重心が高いクルマなので上屋もかなり動き、下から覗くと重量物が大きく振動しているのがよく分かった。台上で車体がわなわなふるえる様子はちょっとコミカルにも見えた。
また、入力を与え続けると必ずどこかが壊れるのだが、そのときの順序が重要とのことを力説していた。例えば、リーフスプリングはアクスルの前方側が破断すると車両の挙動が大きく乱れて大事になる可能性があるので、必ず後方側が先に壊れるように設計するのだという。
環境試験室
-40℃から90℃まで温度を調整して管理できる設備。車両は1台のみ入庫可能で、シャシーダイナモはないので走行状態は再現できない。主に内外装部品の熱サイクルでの変形や変色、接着剥がれなどが起きないかどうかを確認する。
樹脂部品は熱サイクルの影響を最も受けるものだが、部品単品での試験は、熱だけでなく塩水による影響などほかの条件も含め、それぞれ小規模で行なった上で、こちらでは車両全体を入れて試験する。
さらに、テストコースにおいて下記のことを確認した。
アラウンドビューモニター
要望の声に応え、NV350 キャラバンにもようやく設定されたアラウンドビューモニター。

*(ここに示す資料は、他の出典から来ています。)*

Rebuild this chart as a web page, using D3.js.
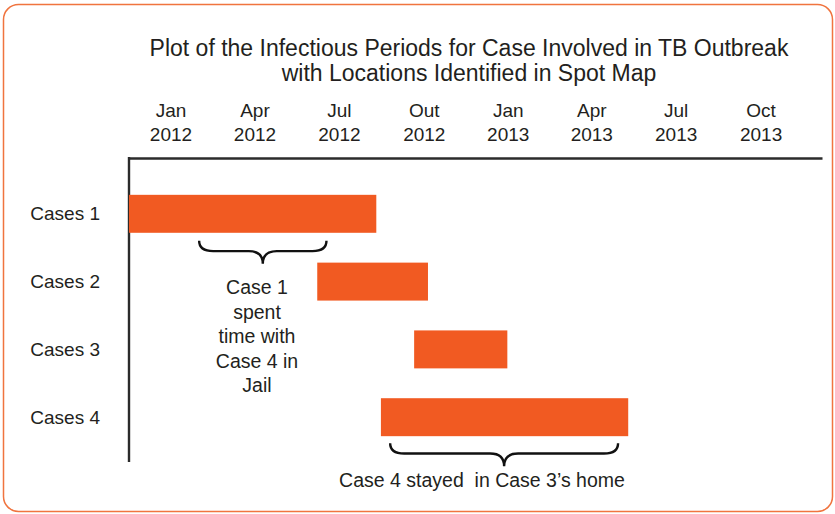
<!DOCTYPE html>
<html>
<head>
<meta charset="utf-8">
<script src="https://cdn.jsdelivr.net/npm/d3@7"></script>
<style>
  body { margin: 0; background: #fff; }
  svg { display: block; font-family: "Liberation Sans", Arial, Helvetica, sans-serif; }
</style>
</head>
<body>
<svg id="svg" width="835" height="514"></svg>
<script>
// chart data
var cases = ["Cases 1", "Cases 2", "Cases 3", "Cases 4"];
var startDates = ["2012-01-01", "2012-07-23", "2012-11-05", "2012-09-30"];
var endDates = ["2012-09-25", "2012-11-20", "2013-02-14", "2013-06-25"];

// quarter labels (month / year)
var quarterStarts = ["2012-01-01", "2012-04-01", "2012-07-01", "2012-10-01",
                     "2013-01-01", "2013-04-01", "2013-07-01", "2013-10-01"];
var quarterMonths = ["Jan", "Apr", "Jul", "Out", "Jan", "Apr", "Jul", "Oct"];
var quarterYears = ["2012", "2012", "2012", "2012", "2013", "2013", "2013", "2013"];

// annotations: brace spans + text
var noteStarts = ["2012-03-17", "2012-10-10"];
var noteEnds = ["2012-08-02", "2013-06-14"];
var noteLines = [["Case 1", "spent", "time with", "Case 4 in", "Jail"],
                 ["Case 4 stayed  in Case 3\u2019s home"]];

var parse = d3.timeParse("%Y-%m-%d");
var orange = "#f15a22";
var ink = "#231f20";

var svg = d3.select("#svg");

// frame
svg.append("rect")
    .attr("x", 3.5).attr("y", 4.5)
    .attr("width", 829).attr("height", 507)
    .attr("rx", 15).attr("ry", 15)
    .attr("fill", "none")
    .attr("stroke", "#f0743f")
    .attr("stroke-width", 1.5);

// title
svg.append("text")
    .attr("x", 469).attr("y", 56)
    .attr("text-anchor", "middle")
    .attr("font-size", 23)
    .attr("fill", ink)
    .text("Plot of the Infectious Periods for Case Involved in TB Outbreak");
svg.append("text")
    .attr("x", 469).attr("y", 81)
    .attr("text-anchor", "middle")
    .attr("font-size", 23)
    .attr("fill", ink)
    .text("with Locations Identified in Spot Map");

// scales
var x = d3.scaleTime()
    .domain([parse("2012-01-01"), parse("2014-01-21")])
    .range([129, 822]);

var y = d3.scaleBand()
    .domain(cases)
    .range([165, 466])
    .padding(0.44);

// top axis line
var axis = svg.append("g")
    .attr("transform", "translate(0,158)")
    .call(d3.axisTop(x).tickValues([]).tickSizeOuter(0));
axis.select(".domain")
    .attr("stroke", "#2b2b2b")
    .attr("stroke-width", 2.6);

// left axis line
svg.append("line")
    .attr("x1", 129).attr("x2", 129)
    .attr("y1", 157).attr("y2", 462)
    .attr("stroke", "#2b2b2b")
    .attr("stroke-width", 2.4);

// quarter labels, centred in each quarter
var quarters = quarterStarts.map(function(d, i) {
  var s = parse(d);
  var e = d3.timeMonth.offset(s, 3);
  return {mid: (x(s) + x(e)) / 2, month: quarterMonths[i], year: quarterYears[i]};
});

var qLabel = svg.append("g").selectAll("text")
    .data(quarters)
    .enter().append("text")
      .attr("text-anchor", "middle")
      .attr("font-size", 19)
      .attr("fill", ink);
qLabel.append("tspan")
    .attr("x", function(d) { return d.mid; })
    .attr("y", 117)
    .text(function(d) { return d.month; });
qLabel.append("tspan")
    .attr("x", function(d) { return d.mid; })
    .attr("y", 141)
    .text(function(d) { return d.year; });

// bars
svg.append("g").selectAll("rect")
    .data(cases)
    .enter().append("rect")
      .attr("x", function(d, i) { return x(parse(startDates[i])); })
      .attr("y", function(d) { return y(d); })
      .attr("width", function(d, i) { return x(parse(endDates[i])) - x(parse(startDates[i])); })
      .attr("height", y.bandwidth())
      .attr("fill", orange);

// case labels
svg.append("g").selectAll("text")
    .data(cases)
    .enter().append("text")
      .attr("x", 100)
      .attr("y", function(d) { return y(d) + y.bandwidth() / 2; })
      .attr("dy", "0.35em")
      .attr("text-anchor", "end")
      .attr("font-size", 19)
      .attr("fill", ink)
      .text(function(d) { return d; });

// curly brace opening downwards
function brace(x1, x2, top, depth) {
  var xm = (x1 + x2) / 2,
      ym = top + depth * 0.45,
      r = 14;
  return "M" + x1 + "," + top +
    "Q" + x1 + "," + ym + " " + (x1 + r) + "," + ym +
    "L" + (xm - r) + "," + ym +
    "Q" + xm + "," + ym + " " + xm + "," + (top + depth) +
    "Q" + xm + "," + ym + " " + (xm + r) + "," + ym +
    "L" + (x2 - r) + "," + ym +
    "Q" + x2 + "," + ym + " " + x2 + "," + top;
}

// brace 1 sits under Cases 1, brace 2 under Cases 4
var braceTops = [y(cases[0]) + y.bandwidth() + 8, y(cases[3]) + y.bandwidth() + 7];
var noteTextY = [294, 487];
var noteTextX = [257, 482];

noteStarts.forEach(function(d, i) {
  var x1 = x(parse(d)), x2 = x(parse(noteEnds[i]));
  svg.append("path")
      .attr("d", brace(x1, x2, braceTops[i], 23))
      .attr("fill", "none")
      .attr("stroke", "#111")
      .attr("stroke-width", 2.4);

  var t = svg.append("text")
      .attr("text-anchor", "middle")
      .attr("font-size", 19.5)
      .attr("fill", ink)
      .style("white-space", "pre");
  noteLines[i].forEach(function(line, j) {
    t.append("tspan")
        .attr("x", noteTextX[i])
        .attr("y", noteTextY[i] + j * 24.5)
        .text(line);
  });
});
</script>
</body>
</html>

カーナビを装着した車両では、ルームミラーとナビ画面のどちらかに画像を映し出せる。サイドブラインドビューも表示可能で、これにより補助ミラーがなくても大丈夫になったのもメリットだ。また、車両周辺に移動物を検知すると黄色い枠とブザーで警報を発するMOD機能も備える。
登坂・ねじれ路 同乗試乗
登坂路では、今回追加になった「ヒルスタートシステム」を試す。ブレーキペダルから足を離しても3秒間ブレーキが保持されて車両がずり下がらないという装備だ。
また、ねじれ路では車体をねじるような入力があるのだが、その状態でもミシミシという音が出ないかを評価する。現在では上で述べた台上試験も行なっているが、かつてはこのねじれ路をひたすら走り続けていたとのことで、今でも前後左右の入力は台上では再現できないので、計測の際にはこちらを走行させるという。
悪路走行
日産内での基準をもとに、世界中の悪路を再現したコースを走行する車両にも同乗した。外で見ているときはそれほど厳しくないように見えたが、助手席に乗せてもらうと激しく音をたてて車体が上下に揺れ、非常に過酷な条件であることを体感。それでも車両は問題なく走行していけるのは大したものだ。